Phil Dunlap, Western Author

Wednesday, April 20, 2011

I WANT AN OUTLAW

I just bought a Genealogy program for my computer. I'm so excited to get started my fingers are tingling. It's an interest I've had for many, many years, and while I've been able to gather scads of information about past relatives, most of my research is a jumble of papers, photos, scribblings and the like. I desperately need order. This program promises to give me just that. However, after combing through all my existing charts and graphs, pieces of paper, and pictures of tombstones, I find it is likely that something I'd love to find will elude me. So far, nothing I've seen bolsters any hope that I'll be successful, but hope does indeed spring eternal. What is it I hope to find?

I want an outlaw! I'm a fiction writer, so this shouldn't surprise anyone? I thrive on adventure, derring-do, romance, and those colorful characters that have somehow found life more exciting living just beyond the law. How thrilling it would be to find a gunslinging, bank robbing, rough-riding outlaw somewhere in my past. I'd love it. Wouldn't you? Wouldn't most of us? I suspect the main stumbling block will the very thing so many outlaws of the old West turned to: they changed their name. That could obviously prove to be a dead end. They didn't change their names just to make themselves more worthy of being on a movie marque in the 20th Century. They did it to elude capture. And, probably so their families would never find out what happened to them. Some preeminent pang of shame considering their likely demise, I presume. Most 19th Century families were moral, upstanding, hard-working folks who would have shuddered at the thought of a son or daughter following the owlhoot trail.

But me, well, odd duck that I may be, I would still relish a good old-fashioned bad man in my past. Even a bad girl would be okay. Someone to help anchor me in the reality that is today. Also, maybe a little something to stir my fiction imagination. I would love to hear from anyone who'd like to leave a comment on my mental state, or maybe throw in one of your own past family members who've, shall we say, not always followed the straight and narrow. Maybe we could share one. An outlaw, that is.

Wednesday, April 13, 2011

IS THERE AN EBOOK IN YOUR FUTURE?

Over the weekend, fellow western writer and friend, Larry Sweazy and I were asked to speak before a gathering of patrons at a beautiful new library. Attendees wanted to hear about how, when, and where we write. Easy questions, easy answers. Normally. That is until we were quizzed as to what we thought about the future of ebooks, self-publishing and the like. Two very different topics. It was no more than two years ago that people were poo-pooing any reading material that didn't require the use of paper. In a very short time, that has changed dramatically. And while I dislike having to take a stand on controversial topics, I do have a strong opinion here.

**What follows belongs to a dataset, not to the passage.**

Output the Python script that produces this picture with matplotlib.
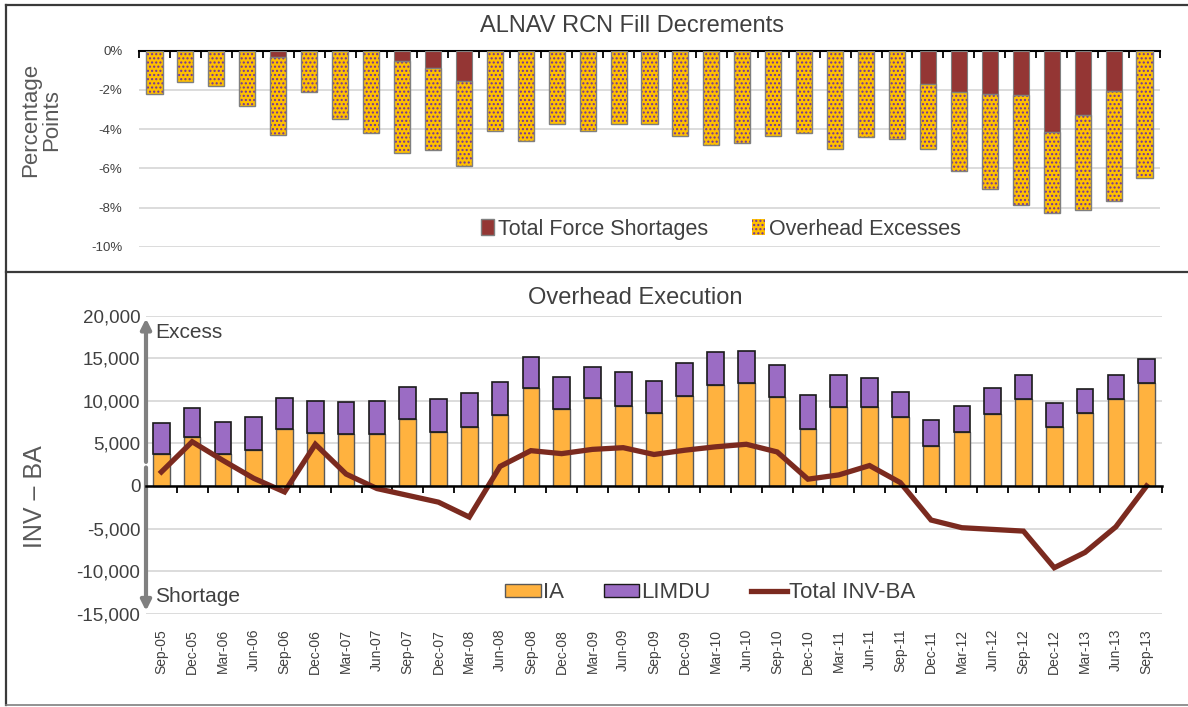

I often hear folks lumping ebooks into a category comprised of many self-pubbed authors. That self-pubbed label usually carries with it the presumption that there has been no professional editing, and uses amateur cover art. There can sometimes be some truth to those condemnations, however, they should not encompass the entire ebook community, nor should they take on the mantle of always being the case. There have been badly edited print books around for years, yet no one condemned the entire print industry. Far from it. The printed word has always held a place of high regard among the reading public. Therein lies the problem, and my rather subjective opinion.

Here it comes! Ebooks will not sound the death nell of printed books. Paper will always be with us. It is only the way we perceive books that is changing. And that is a good thing. Ebooks, in my opinion, may very well become the savior of books, authors, and publishers, and an industry that has fallen on hard times of late. In fact, most of the major publishers recognize the potential and are bringing out new titles in print and ebook. I say hooray! I hear authors saying why embrace such technology when it practically erases the opportunity to sign books, to shake hands, and meet new friends? Hogwash. That's a false argument. New technology brings new ways of doing old things. New technology will bring new adherents (readers) to the fold. I do embrace and welcome the chance to try new things and jump into the stream of history going with the flow rather than trying to swim upstream. Bring on a wider readership and more power to those who embrace a broader view of getting into a good read. Authors write, readers read. It's the perfect partnership in whatever form it takes. That's my story and I'm sticking to it.

As an aside, my newest Western, "Cotton's War" coming out in June, is being offered in both print and ebook. So, envision me on my raft, drifting lazily down the Old Mill Stream, going with the flow.